Exercise task
Search the entries below. Return every line that has "Clone" in it.

============================================================

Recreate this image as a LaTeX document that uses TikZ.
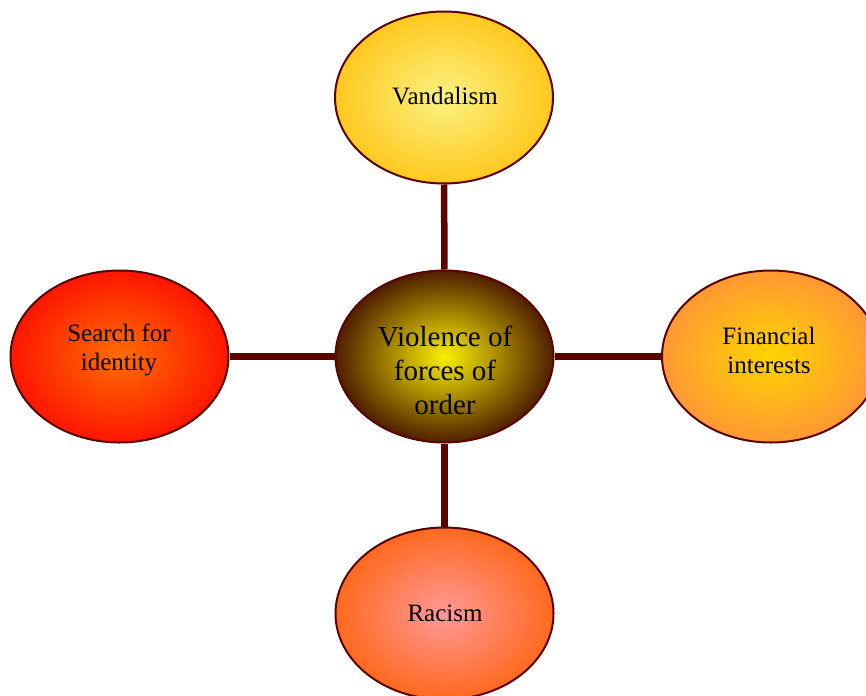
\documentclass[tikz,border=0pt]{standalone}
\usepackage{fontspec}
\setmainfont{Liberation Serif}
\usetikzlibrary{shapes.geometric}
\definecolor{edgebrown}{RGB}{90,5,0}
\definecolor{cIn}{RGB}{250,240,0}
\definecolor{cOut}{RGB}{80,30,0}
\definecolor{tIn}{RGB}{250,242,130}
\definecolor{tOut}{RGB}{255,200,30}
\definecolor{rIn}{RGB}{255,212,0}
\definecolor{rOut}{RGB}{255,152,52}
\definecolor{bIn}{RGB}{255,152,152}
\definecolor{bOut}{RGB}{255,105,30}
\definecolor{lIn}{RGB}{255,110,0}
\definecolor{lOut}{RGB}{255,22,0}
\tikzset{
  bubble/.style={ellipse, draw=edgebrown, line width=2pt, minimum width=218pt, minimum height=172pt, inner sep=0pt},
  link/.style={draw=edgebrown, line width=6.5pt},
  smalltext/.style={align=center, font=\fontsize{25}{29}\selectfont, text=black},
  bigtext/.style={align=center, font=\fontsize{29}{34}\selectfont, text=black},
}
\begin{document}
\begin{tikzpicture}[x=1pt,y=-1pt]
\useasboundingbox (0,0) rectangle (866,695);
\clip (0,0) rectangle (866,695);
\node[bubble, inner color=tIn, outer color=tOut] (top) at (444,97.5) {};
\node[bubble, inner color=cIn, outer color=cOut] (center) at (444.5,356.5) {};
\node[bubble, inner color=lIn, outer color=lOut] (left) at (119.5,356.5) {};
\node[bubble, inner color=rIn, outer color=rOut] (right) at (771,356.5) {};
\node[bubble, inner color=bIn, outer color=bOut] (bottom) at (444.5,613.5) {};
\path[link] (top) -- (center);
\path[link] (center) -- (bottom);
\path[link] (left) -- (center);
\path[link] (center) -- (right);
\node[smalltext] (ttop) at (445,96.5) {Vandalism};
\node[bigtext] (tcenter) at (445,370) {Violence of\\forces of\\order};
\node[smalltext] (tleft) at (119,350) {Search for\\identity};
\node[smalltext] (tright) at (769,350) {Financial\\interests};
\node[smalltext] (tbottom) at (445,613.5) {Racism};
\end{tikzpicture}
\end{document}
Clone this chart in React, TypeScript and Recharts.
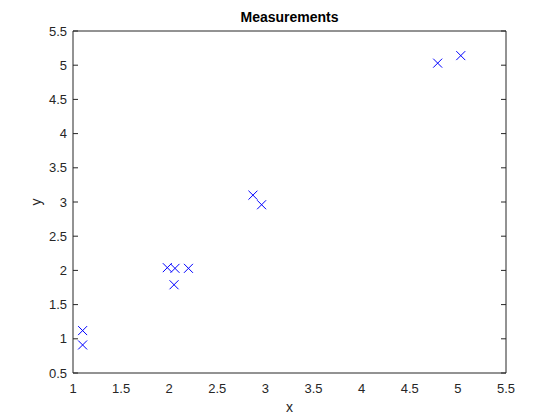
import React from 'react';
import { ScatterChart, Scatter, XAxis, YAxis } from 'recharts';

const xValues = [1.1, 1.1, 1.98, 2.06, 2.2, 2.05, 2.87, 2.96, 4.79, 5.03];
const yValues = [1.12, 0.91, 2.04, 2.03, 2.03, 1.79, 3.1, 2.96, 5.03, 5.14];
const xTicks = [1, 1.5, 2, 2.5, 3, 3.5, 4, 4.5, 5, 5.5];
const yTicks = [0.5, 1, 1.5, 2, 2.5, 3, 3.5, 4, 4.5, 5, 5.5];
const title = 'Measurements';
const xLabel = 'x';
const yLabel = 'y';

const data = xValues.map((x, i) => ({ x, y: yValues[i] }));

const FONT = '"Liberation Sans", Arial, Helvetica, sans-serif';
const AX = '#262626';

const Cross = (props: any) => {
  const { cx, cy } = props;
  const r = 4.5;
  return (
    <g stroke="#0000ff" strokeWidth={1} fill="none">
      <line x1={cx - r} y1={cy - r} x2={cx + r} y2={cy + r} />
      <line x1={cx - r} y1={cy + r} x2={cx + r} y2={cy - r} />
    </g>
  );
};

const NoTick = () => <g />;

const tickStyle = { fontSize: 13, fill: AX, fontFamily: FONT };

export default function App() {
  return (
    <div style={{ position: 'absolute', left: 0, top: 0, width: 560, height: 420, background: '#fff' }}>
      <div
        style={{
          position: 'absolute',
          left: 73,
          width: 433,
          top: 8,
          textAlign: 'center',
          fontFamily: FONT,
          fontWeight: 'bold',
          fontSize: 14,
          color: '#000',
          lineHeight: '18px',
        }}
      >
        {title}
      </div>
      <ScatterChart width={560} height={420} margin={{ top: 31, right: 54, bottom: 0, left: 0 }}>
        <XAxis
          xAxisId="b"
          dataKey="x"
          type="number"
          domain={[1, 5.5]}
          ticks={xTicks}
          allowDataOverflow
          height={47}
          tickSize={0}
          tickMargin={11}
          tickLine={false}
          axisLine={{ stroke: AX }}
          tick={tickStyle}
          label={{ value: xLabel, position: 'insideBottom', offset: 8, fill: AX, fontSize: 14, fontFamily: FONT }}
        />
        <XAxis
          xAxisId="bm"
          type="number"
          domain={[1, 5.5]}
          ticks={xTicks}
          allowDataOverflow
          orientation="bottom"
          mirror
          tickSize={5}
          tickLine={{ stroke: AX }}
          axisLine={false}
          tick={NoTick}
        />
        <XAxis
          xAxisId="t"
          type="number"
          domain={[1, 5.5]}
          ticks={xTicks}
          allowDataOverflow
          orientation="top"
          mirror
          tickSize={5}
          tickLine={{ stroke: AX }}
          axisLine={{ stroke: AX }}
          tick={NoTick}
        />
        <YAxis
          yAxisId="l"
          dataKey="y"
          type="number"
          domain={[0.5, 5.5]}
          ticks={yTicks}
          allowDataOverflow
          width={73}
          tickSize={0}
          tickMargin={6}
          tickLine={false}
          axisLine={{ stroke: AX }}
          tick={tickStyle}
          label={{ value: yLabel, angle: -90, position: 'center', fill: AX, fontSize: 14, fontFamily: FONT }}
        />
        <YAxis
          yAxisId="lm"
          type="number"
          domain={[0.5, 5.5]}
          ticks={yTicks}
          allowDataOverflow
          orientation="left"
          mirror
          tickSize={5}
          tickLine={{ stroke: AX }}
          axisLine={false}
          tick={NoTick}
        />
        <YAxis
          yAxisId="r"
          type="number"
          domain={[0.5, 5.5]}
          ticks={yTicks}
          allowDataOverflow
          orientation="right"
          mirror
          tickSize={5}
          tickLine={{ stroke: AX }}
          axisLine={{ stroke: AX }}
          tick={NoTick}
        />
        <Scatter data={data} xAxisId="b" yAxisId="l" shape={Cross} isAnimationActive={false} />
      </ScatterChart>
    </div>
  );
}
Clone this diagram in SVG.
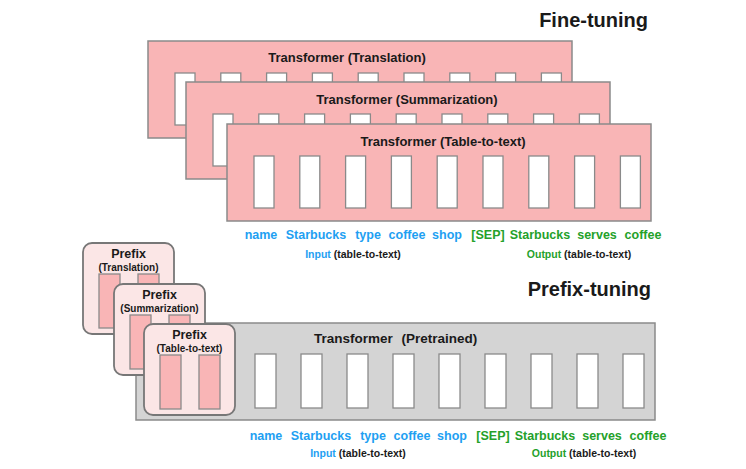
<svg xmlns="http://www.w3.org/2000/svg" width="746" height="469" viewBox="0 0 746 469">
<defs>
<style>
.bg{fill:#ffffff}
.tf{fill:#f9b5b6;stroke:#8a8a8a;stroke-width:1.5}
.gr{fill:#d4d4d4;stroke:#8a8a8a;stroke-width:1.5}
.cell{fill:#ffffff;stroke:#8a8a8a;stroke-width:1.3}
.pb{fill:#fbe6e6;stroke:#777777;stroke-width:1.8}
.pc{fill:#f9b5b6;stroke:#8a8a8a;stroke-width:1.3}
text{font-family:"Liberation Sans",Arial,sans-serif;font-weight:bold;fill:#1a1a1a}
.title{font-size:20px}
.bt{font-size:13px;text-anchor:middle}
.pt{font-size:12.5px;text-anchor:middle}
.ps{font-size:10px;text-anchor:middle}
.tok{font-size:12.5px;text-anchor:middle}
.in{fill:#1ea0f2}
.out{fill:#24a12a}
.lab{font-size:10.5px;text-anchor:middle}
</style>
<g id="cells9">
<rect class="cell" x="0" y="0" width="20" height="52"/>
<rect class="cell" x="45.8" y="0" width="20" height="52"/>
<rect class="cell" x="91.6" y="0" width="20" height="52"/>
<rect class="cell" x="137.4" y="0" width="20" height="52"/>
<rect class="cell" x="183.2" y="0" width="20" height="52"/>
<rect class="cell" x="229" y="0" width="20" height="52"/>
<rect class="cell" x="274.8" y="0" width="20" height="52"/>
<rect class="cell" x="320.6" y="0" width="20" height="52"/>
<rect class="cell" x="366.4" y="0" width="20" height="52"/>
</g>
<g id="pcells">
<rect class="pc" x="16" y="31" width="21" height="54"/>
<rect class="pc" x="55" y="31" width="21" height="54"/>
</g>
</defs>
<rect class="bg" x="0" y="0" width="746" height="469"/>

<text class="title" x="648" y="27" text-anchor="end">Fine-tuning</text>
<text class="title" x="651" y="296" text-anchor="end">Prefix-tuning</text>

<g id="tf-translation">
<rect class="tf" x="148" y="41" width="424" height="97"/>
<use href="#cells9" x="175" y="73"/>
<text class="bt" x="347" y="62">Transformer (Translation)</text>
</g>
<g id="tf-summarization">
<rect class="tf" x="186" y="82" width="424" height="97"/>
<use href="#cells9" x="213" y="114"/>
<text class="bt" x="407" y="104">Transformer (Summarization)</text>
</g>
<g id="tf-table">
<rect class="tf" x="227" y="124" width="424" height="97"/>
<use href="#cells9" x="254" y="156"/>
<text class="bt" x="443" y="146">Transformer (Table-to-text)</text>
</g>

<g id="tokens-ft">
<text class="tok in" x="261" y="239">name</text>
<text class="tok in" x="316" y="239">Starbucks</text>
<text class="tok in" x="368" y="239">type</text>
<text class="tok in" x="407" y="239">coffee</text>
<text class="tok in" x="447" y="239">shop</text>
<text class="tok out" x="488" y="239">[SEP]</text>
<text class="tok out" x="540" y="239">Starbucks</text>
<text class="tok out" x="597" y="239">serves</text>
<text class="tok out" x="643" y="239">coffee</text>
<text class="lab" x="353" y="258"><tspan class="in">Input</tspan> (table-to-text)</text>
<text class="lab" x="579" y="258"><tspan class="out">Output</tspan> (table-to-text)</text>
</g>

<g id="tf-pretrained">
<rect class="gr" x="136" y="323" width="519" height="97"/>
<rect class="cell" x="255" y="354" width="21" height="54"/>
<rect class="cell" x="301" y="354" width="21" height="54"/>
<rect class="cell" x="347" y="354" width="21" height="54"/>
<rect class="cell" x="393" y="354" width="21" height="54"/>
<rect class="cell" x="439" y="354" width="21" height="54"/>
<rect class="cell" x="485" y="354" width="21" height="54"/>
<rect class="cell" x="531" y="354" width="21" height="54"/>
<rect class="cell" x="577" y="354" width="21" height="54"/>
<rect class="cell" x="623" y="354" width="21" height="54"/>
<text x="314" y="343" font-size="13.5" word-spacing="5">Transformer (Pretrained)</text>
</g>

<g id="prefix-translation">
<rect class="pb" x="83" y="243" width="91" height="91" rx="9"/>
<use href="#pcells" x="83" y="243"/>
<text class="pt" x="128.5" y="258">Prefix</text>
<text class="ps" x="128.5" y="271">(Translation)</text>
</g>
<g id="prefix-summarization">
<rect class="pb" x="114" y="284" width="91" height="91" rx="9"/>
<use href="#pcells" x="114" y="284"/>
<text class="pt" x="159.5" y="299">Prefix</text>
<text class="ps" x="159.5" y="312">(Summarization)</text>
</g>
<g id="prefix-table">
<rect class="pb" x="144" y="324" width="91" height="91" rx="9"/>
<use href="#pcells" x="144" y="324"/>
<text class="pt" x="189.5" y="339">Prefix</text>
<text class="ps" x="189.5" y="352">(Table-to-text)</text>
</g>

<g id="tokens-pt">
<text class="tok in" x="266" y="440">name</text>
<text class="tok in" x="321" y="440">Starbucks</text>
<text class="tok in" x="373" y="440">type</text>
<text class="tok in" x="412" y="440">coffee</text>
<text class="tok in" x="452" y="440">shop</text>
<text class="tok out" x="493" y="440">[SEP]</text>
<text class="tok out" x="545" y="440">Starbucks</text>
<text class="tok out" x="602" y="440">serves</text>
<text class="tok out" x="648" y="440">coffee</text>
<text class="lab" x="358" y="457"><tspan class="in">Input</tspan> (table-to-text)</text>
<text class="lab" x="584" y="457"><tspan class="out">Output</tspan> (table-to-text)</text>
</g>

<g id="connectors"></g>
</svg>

============================================================

Answer in full
Clone this chart in React, TypeScript and Recharts.
Clone this diagram in SVG.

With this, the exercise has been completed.